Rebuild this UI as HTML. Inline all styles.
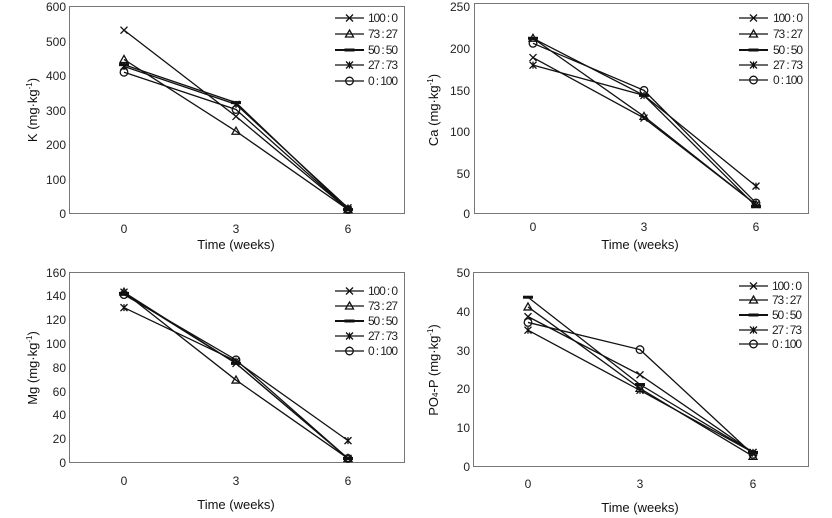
<!DOCTYPE html>
<html><head><meta charset="utf-8"><style>
body{margin:0;background:#fff;}
svg{display:block;font-family:"Liberation Sans",sans-serif;}
.t{font-size:12px;fill:#222;}
.ax{font-size:13px;fill:#111;}
</style></head><body>
<svg id="s" width="832" height="518" viewBox="0 0 832 518">
<g fill="none" stroke="#777" stroke-width="1">
<rect x="69.5" y="6.5" width="335" height="207"/>
<rect x="474.5" y="3.5" width="334" height="210"/>
<rect x="69.5" y="272.5" width="335" height="190"/>
<rect x="473.5" y="272.5" width="335" height="194"/>
</g>
<!-- K -->
<g class="t" text-anchor="end">
<text x="66" y="11">600</text><text x="66" y="46">500</text><text x="66" y="80">400</text><text x="66" y="115">300</text><text x="66" y="149">200</text><text x="66" y="184">100</text><text x="66" y="218">0</text>
</g>
<g class="t" text-anchor="middle"><text x="124" y="233">0</text><text x="236" y="233">3</text><text x="348" y="233">6</text></g>
<text class="ax" x="236" y="249" text-anchor="middle">Time (weeks)</text>
<text class="ax" transform="translate(37,110) rotate(-90)" text-anchor="middle">K (mg·kg<tspan dy="-5" font-size="8">-1</tspan><tspan dy="5">)</tspan></text>
<!-- Ca -->
<g class="t" text-anchor="end">
<text x="470" y="11">250</text><text x="470" y="53">200</text><text x="470" y="95">150</text><text x="470" y="136">100</text><text x="470" y="178">50</text><text x="470" y="218">0</text>
</g>
<g class="t" text-anchor="middle"><text x="533" y="231">0</text><text x="644" y="231">3</text><text x="756" y="231">6</text></g>
<text class="ax" x="640" y="249" text-anchor="middle">Time (weeks)</text>
<text class="ax" transform="translate(438,110) rotate(-90)" text-anchor="middle">Ca (mg·kg<tspan dy="-5" font-size="8">-1</tspan><tspan dy="5">)</tspan></text>
<!-- Mg -->
<g class="t" text-anchor="end">
<text x="66" y="277">160</text><text x="66" y="300">140</text><text x="66" y="324">120</text><text x="66" y="348">100</text><text x="66" y="372">80</text><text x="66" y="396">60</text><text x="66" y="419">40</text><text x="66" y="443">20</text><text x="66" y="467">0</text>
</g>
<g class="t" text-anchor="middle"><text x="124" y="485">0</text><text x="236" y="485">3</text><text x="348" y="485">6</text></g>
<text class="ax" x="236" y="509" text-anchor="middle">Time (weeks)</text>
<text class="ax" transform="translate(37,368) rotate(-90)" text-anchor="middle">Mg (mg·kg<tspan dy="-5" font-size="8">-1</tspan><tspan dy="5">)</tspan></text>
<!-- PO4 -->
<g class="t" text-anchor="end">
<text x="470" y="277">50</text><text x="470" y="316">40</text><text x="470" y="355">30</text><text x="470" y="393">20</text><text x="470" y="432">10</text><text x="470" y="471">0</text>
</g>
<g class="t" text-anchor="middle"><text x="528" y="488">0</text><text x="640" y="488">3</text><text x="753" y="488">6</text></g>
<text class="ax" x="640" y="512" text-anchor="middle">Time (weeks)</text>
<text class="ax" transform="translate(438,370) rotate(-90)" text-anchor="middle">PO<tspan font-size="8">4</tspan>-P (mg·kg<tspan dy="-5" font-size="8">-1</tspan><tspan dy="5">)</tspan></text>
<!-- legends -->
<g class="t">
<text x="368" y="22" textLength="30">100 : 0</text><text x="368" y="38" textLength="30">73 : 27</text><text x="368" y="54" textLength="30">50 : 50</text><text x="368" y="69" textLength="30">27 : 73</text><text x="368" y="85" textLength="30">0 : 100</text>
<text x="773" y="22" textLength="30">100 : 0</text><text x="773" y="38" textLength="30">73 : 27</text><text x="773" y="54" textLength="30">50 : 50</text><text x="773" y="69" textLength="30">27 : 73</text><text x="773" y="84" textLength="30">0 : 100</text>
<text x="368" y="295" textLength="30">100 : 0</text><text x="368" y="310" textLength="30">73 : 27</text><text x="368" y="325" textLength="30">50 : 50</text><text x="368" y="340" textLength="30">27 : 73</text><text x="368" y="355" textLength="30">0 : 100</text>
<text x="772" y="290" textLength="30">100 : 0</text><text x="772" y="304" textLength="30">73 : 27</text><text x="772" y="319" textLength="30">50 : 50</text><text x="772" y="334" textLength="30">27 : 73</text><text x="772" y="348" textLength="30">0 : 100</text>
</g>
<g id="d"></g>
</svg>
<script>
var g=document.getElementById('d'),NS='http://www.w3.org/2000/svg';
function el(t,a){var e=document.createElementNS(NS,t);for(var k in a)e.setAttribute(k,a[k]);g.appendChild(e);return e;}
function mk(m,x,y){var s=3.5,st={stroke:'#111','stroke-width':1.3,fill:'none'};
if(m==0){el('path',Object.assign({d:`M${x-s} ${y-s}L${x+s} ${y+s}M${x-s} ${y+s}L${x+s} ${y-s}`},st));}
else if(m==1){el('path',Object.assign({d:`M${x} ${y-4}L${x+4} ${y+3}L${x-4} ${y+3}Z`,fill:'#fff'},st));}
else if(m==2){el('path',{d:`M${x-5} ${y}L${x+5} ${y}`,stroke:'#111','stroke-width':3});}
else if(m==3){el('path',Object.assign({d:`M${x-s} ${y-s}L${x+s} ${y+s}M${x-s} ${y+s}L${x+s} ${y-s}M${x} ${y-s}L${x} ${y+s}`},st));}
else{el('circle',Object.assign({cx:x,cy:y,r:3.8,fill:'#fff'},st));}}
var P=[
{xs:[124,236,348],y0:213,y1:6,max:600,lx:[335,364],ly:[18,34,50,65,81],
d:[[530,280,10],[445,237,10],[430,320,10],[425,315,15],[408,300,10]]},
{xs:[533,644,756],y0:213,y1:3,max:250,lx:[739,768],ly:[18,34,50,65,80],
d:[[185,113,10],[208,115,10],[208,140,8],[176,140,32],[202,146,12]]},
{xs:[124,236,348],y0:462,y1:272,max:160,lx:[335,364],ly:[291,306,321,336,351],
d:[[143,83,3],[143,69,3],[142,83,3],[130,85,18],[141,86,3]]},
{xs:[528,640,753],y0:466,y1:272,max:50,lx:[739,768],ly:[286,300,315,330,344],
d:[[38.5,23.5,3.5],[41,20,2.5],[43.5,21,3.5],[35,19.5,3.5],[37,30,3]]}];
P.forEach(function(p){p.d.forEach(function(r,i){
var pts=r.map(function(v,j){return [p.xs[j],p.y0-(p.y0-p.y1)*v/p.max];});
el('polyline',{points:pts.map(function(q){return q.join(',')}).join(' '),fill:'none',stroke:'#111','stroke-width':1.3});
pts.forEach(function(q){mk(i,q[0],q[1]);});
el('line',{x1:p.lx[0],x2:p.lx[1],y1:p.ly[i],y2:p.ly[i],stroke:'#111','stroke-width':i==2?2:1.3});
mk(i,(p.lx[0]+p.lx[1])/2,p.ly[i]);});});
</script>
</body></html>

:::

• Written exercise:
Leaving out the pictures, repeat the data above exactly.

• Solution to this exercise:
Rebuild this UI as HTML. Inline all styles.
<!DOCTYPE html>
<html><head><meta charset="utf-8"><style>
body{margin:0;background:#fff;}
svg{display:block;font-family:"Liberation Sans",sans-serif;}
.t{font-size:12px;fill:#222;}
.ax{font-size:13px;fill:#111;}
</style></head><body>
<svg id="s" width="832" height="518" viewBox="0 0 832 518">
<g fill="none" stroke="#777" stroke-width="1">
<rect x="69.5" y="6.5" width="335" height="207"/>
<rect x="474.5" y="3.5" width="334" height="210"/>
<rect x="69.5" y="272.5" width="335" height="190"/>
<rect x="473.5" y="272.5" width="335" height="194"/>
</g>
<!-- K -->
<g class="t" text-anchor="end">
<text x="66" y="11">600</text><text x="66" y="46">500</text><text x="66" y="80">400</text><text x="66" y="115">300</text><text x="66" y="149">200</text><text x="66" y="184">100</text><text x="66" y="218">0</text>
</g>
<g class="t" text-anchor="middle"><text x="124" y="233">0</text><text x="236" y="233">3</text><text x="348" y="233">6</text></g>
<text class="ax" x="236" y="249" text-anchor="middle">Time (weeks)</text>
<text class="ax" transform="translate(37,110) rotate(-90)" text-anchor="middle">K (mg·kg<tspan dy="-5" font-size="8">-1</tspan><tspan dy="5">)</tspan></text>
<!-- Ca -->
<g class="t" text-anchor="end">
<text x="470" y="11">250</text><text x="470" y="53">200</text><text x="470" y="95">150</text><text x="470" y="136">100</text><text x="470" y="178">50</text><text x="470" y="218">0</text>
</g>
<g class="t" text-anchor="middle"><text x="533" y="231">0</text><text x="644" y="231">3</text><text x="756" y="231">6</text></g>
<text class="ax" x="640" y="249" text-anchor="middle">Time (weeks)</text>
<text class="ax" transform="translate(438,110) rotate(-90)" text-anchor="middle">Ca (mg·kg<tspan dy="-5" font-size="8">-1</tspan><tspan dy="5">)</tspan></text>
<!-- Mg -->
<g class="t" text-anchor="end">
<text x="66" y="277">160</text><text x="66" y="300">140</text><text x="66" y="324">120</text><text x="66" y="348">100</text><text x="66" y="372">80</text><text x="66" y="396">60</text><text x="66" y="419">40</text><text x="66" y="443">20</text><text x="66" y="467">0</text>
</g>
<g class="t" text-anchor="middle"><text x="124" y="485">0</text><text x="236" y="485">3</text><text x="348" y="485">6</text></g>
<text class="ax" x="236" y="509" text-anchor="middle">Time (weeks)</text>
<text class="ax" transform="translate(37,368) rotate(-90)" text-anchor="middle">Mg (mg·kg<tspan dy="-5" font-size="8">-1</tspan><tspan dy="5">)</tspan></text>
<!-- PO4 -->
<g class="t" text-anchor="end">
<text x="470" y="277">50</text><text x="470" y="316">40</text><text x="470" y="355">30</text><text x="470" y="393">20</text><text x="470" y="432">10</text><text x="470" y="471">0</text>
</g>
<g class="t" text-anchor="middle"><text x="528" y="488">0</text><text x="640" y="488">3</text><text x="753" y="488">6</text></g>
<text class="ax" x="640" y="512" text-anchor="middle">Time (weeks)</text>
<text class="ax" transform="translate(438,370) rotate(-90)" text-anchor="middle">PO<tspan font-size="8">4</tspan>-P (mg·kg<tspan dy="-5" font-size="8">-1</tspan><tspan dy="5">)</tspan></text>
<!-- legends -->
<g class="t">
<text x="368" y="22" textLength="30">100 : 0</text><text x="368" y="38" textLength="30">73 : 27</text><text x="368" y="54" textLength="30">50 : 50</text><text x="368" y="69" textLength="30">27 : 73</text><text x="368" y="85" textLength="30">0 : 100</text>
<text x="773" y="22" textLength="30">100 : 0</text><text x="773" y="38" textLength="30">73 : 27</text><text x="773" y="54" textLength="30">50 : 50</text><text x="773" y="69" textLength="30">27 : 73</text><text x="773" y="84" textLength="30">0 : 100</text>
<text x="368" y="295" textLength="30">100 : 0</text><text x="368" y="310" textLength="30">73 : 27</text><text x="368" y="325" textLength="30">50 : 50</text><text x="368" y="340" textLength="30">27 : 73</text><text x="368" y="355" textLength="30">0 : 100</text>
<text x="772" y="290" textLength="30">100 : 0</text><text x="772" y="304" textLength="30">73 : 27</text><text x="772" y="319" textLength="30">50 : 50</text><text x="772" y="334" textLength="30">27 : 73</text><text x="772" y="348" textLength="30">0 : 100</text>
</g>
<g id="d"></g>
</svg>
<script>
var g=document.getElementById('d'),NS='http://www.w3.org/2000/svg';
function el(t,a){var e=document.createElementNS(NS,t);for(var k in a)e.setAttribute(k,a[k]);g.appendChild(e);return e;}
function mk(m,x,y){var s=3.5,st={stroke:'#111','stroke-width':1.3,fill:'none'};
if(m==0){el('path',Object.assign({d:`M${x-s} ${y-s}L${x+s} ${y+s}M${x-s} ${y+s}L${x+s} ${y-s}`},st));}
else if(m==1){el('path',Object.assign({d:`M${x} ${y-4}L${x+4} ${y+3}L${x-4} ${y+3}Z`,fill:'#fff'},st));}
else if(m==2){el('path',{d:`M${x-5} ${y}L${x+5} ${y}`,stroke:'#111','stroke-width':3});}
else if(m==3){el('path',Object.assign({d:`M${x-s} ${y-s}L${x+s} ${y+s}M${x-s} ${y+s}L${x+s} ${y-s}M${x} ${y-s}L${x} ${y+s}`},st));}
else{el('circle',Object.assign({cx:x,cy:y,r:3.8,fill:'#fff'},st));}}
var P=[
{xs:[124,236,348],y0:213,y1:6,max:600,lx:[335,364],ly:[18,34,50,65,81],
d:[[530,280,10],[445,237,10],[430,320,10],[425,315,15],[408,300,10]]},
{xs:[533,644,756],y0:213,y1:3,max:250,lx:[739,768],ly:[18,34,50,65,80],
d:[[185,113,10],[208,115,10],[208,140,8],[176,140,32],[202,146,12]]},
{xs:[124,236,348],y0:462,y1:272,max:160,lx:[335,364],ly:[291,306,321,336,351],
d:[[143,83,3],[143,69,3],[142,83,3],[130,85,18],[141,86,3]]},
{xs:[528,640,753],y0:466,y1:272,max:50,lx:[739,768],ly:[286,300,315,330,344],
d:[[38.5,23.5,3.5],[41,20,2.5],[43.5,21,3.5],[35,19.5,3.5],[37,30,3]]}];
P.forEach(function(p){p.d.forEach(function(r,i){
var pts=r.map(function(v,j){return [p.xs[j],p.y0-(p.y0-p.y1)*v/p.max];});
el('polyline',{points:pts.map(function(q){return q.join(',')}).join(' '),fill:'none',stroke:'#111','stroke-width':1.3});
pts.forEach(function(q){mk(i,q[0],q[1]);});
el('line',{x1:p.lx[0],x2:p.lx[1],y1:p.ly[i],y2:p.ly[i],stroke:'#111','stroke-width':i==2?2:1.3});
mk(i,(p.lx[0]+p.lx[1])/2,p.ly[i]);});});
</script>
</body></html>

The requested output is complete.